Comment repenser la mobilité après le Covid-19 ? Entretien avec le Mobility Advisor de BECI

avril 8, 2020

Pour comprendre l’impact du confinement et du Covid-19 sur la mobilité en Belgique, et plus spécifiquement à Bruxelles, nous nous sommes entretenus avec Ischa Lambrechts, Mobility Advisor du BECI (Chambre de commerce et d'industrie à Bruxelles).

Florence :

On remarque aujourd'hui que les voitures ne circulent que très peu. La mobilité est fluide, vélos et piétons sont plus nombreux. Quelles conclusions peut-on tirer de cette situation?

Ischa Lambrechts :

Il y a évidemment un impact positif sur la mobilité mais pour de mauvaises raisons. On ne peut pas s’en réjouir et se dire “Grâce à la crise on une meilleure mobilité”. C’est un faux raisonnement. Cependant il y a une opportunité que l’on peut constater, aujourd’hui, 90% des entreprises bruxelloises sont forcées de travailler à distance. Elles s’adaptent et repensent l'organisation du travail notamment avec des vidéoconférences. 

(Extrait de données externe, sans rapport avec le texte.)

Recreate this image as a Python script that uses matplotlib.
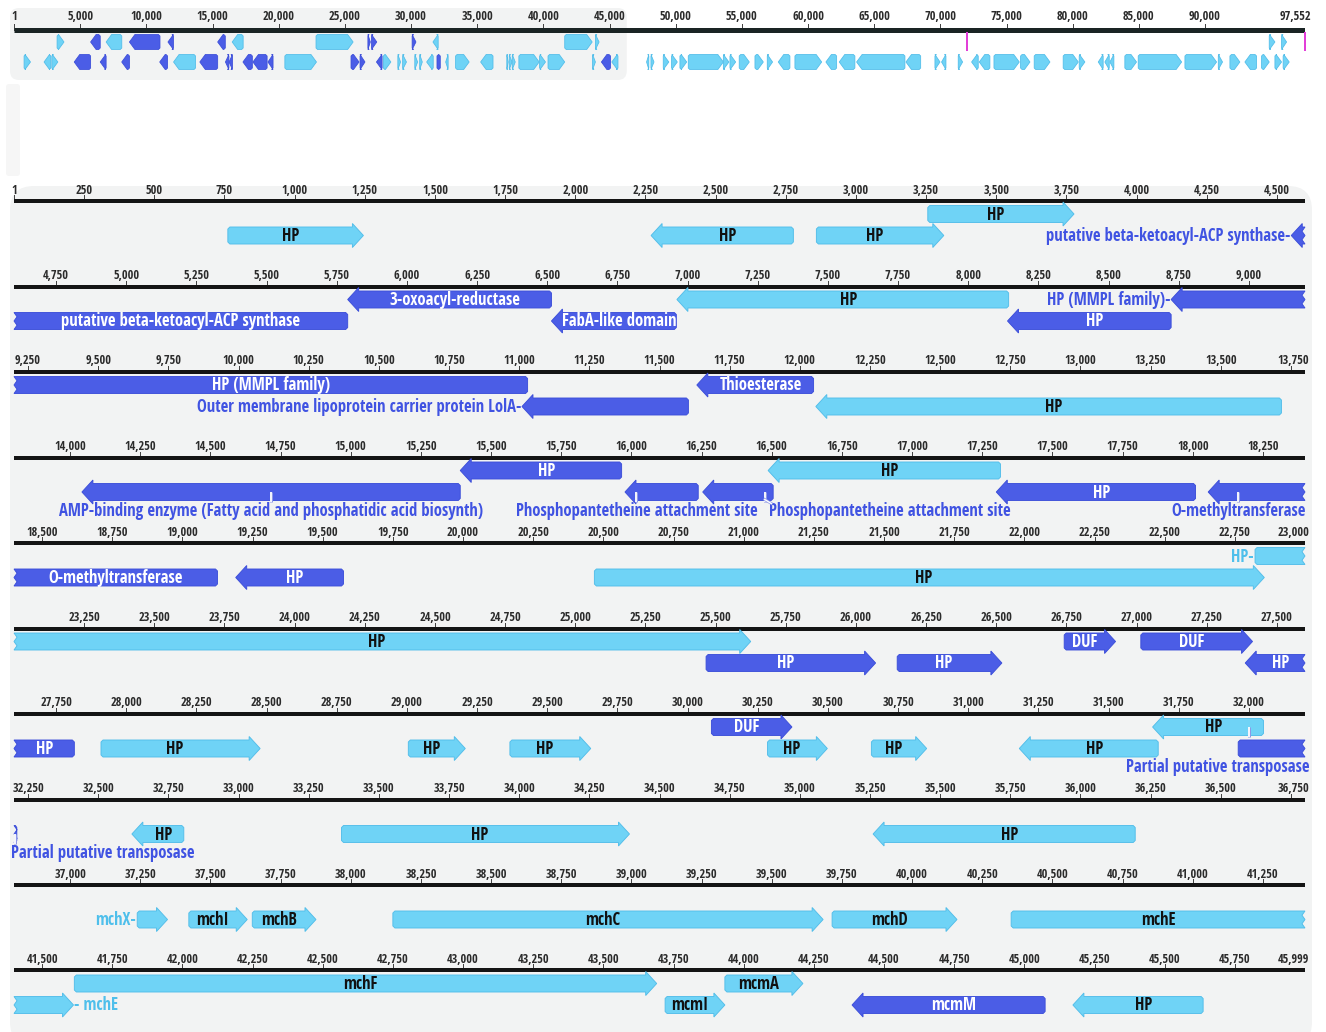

Il faut aussi prendre en compte les menaces engendrées par cette situation. Regardons, par exemple, le secteur de la mobilité partagée: le risque se pose à deux niveaux. La plupart des acteurs de la mobilité partagée sont des start-up, c’est donc une période difficile et compliquée pour eux car les citoyens ne se déplacent plus. Mais en dehors du problème qui touche leur chiffre d’affaires, la menace à long terme est que les habitudes de comportement des usagers tendent à changer. Ceux qui doivent encore se déplacer n’utilisent, aujourd'hui, plus les voitures partagées pour des raisons d’hygiène. On peut donc se demander si ils le referont à la sortie du confinement? Probablement, mais cela prendra du temps. 

Florence :

Quel impact cette mobilité va-t-elle avoir sur les entreprises? 

Ischa Lambrechts :

Si les embouteillages augmentent, cela va affecter l’économie au niveau du PIB mais cela aura également un impact sur les entreprises. On sait aujourd’hui qu’une voiture bloquée dans les embouteillages coûte aux entreprises environ 10€ par heure tandis qu’un poids lourd peut coûter jusqu'à 80€. L’impact réel est difficile à chiffrer car on n’a jamais vécu de telle situation. On peut par contre se baser sur l’exemple des attentats de 2016, après lesquels on a pu observer qu’il a fallu un à deux ans avant que la fréquentation des transports en commun ne revienne à la normale. On peut donc imaginer qu’on devra faire face à une situation similaire. Les usagers auront tendance à utiliser leurs voitures personnelles ce qui va avoir un impact sur l’encombrement des routes. 

Un autre impact direct pour les entreprises est que les employés seront bloqués dans ces embouteillages ce qui engendrera des pertes de temps, des retards, du stress et des frustrations. 

Florence :

Comment les habitudes des usagers vont-elles changer à la sortie du confinement? 

Ischa Lambrechts :

En ce qui concerne les distances courtes (de moins de 5km) l’utilisation des vélos partagés va peut-être augmenter car les usagers ont pris l’habitude et le plaisir de les utiliser. Le grand défi se trouvera plutôt au niveau des navetteurs habitant dans les autres régions. Environ 50% des travailleurs bruxellois habitent en Flandre ou en Wallonie. C'est pour ces personnes qu’il va falloir trouver des solutions, comme par exemple soutenir le télétravail, maintenant que nous avons pris l’habitude et que les infrastructures ont été mises en place. 

Florence :

Comment les entreprises doivent-elles organiser la mobilité une fois que nous pourrons retourner à une situation normalisée? 

Ischa Lambrechts :

Je dirais qu’il faut le plus vite possible reprendre nos habitudes tout en respectant évidemment les gestes barrières et les consignes d’hygiène. C‘est comme après un accident de voiture, il faut reprendre le volant le plus vite possible car psychologiquement c’est plus difficile si on attend. 

Mon deuxième conseil s’adresse plutôt aux entreprises. Il ne faut pas oublier les leçons et les opportunités qu’on a apprises. Si on a eu la capacité et la possibilité de faire du télétravail aujourd’hui on pourra encore l’appliquer demain. Cela pourrait permettre aux employés de ne pas se déplacer pendant les heures de pointe et ainsi éviter stress, frustration et perte de temps inutiles. Il faut se rendre compte que le télétravail est une vraie solution à la problématique de la mobilité des employés et de leur bien-être de manière plus générale.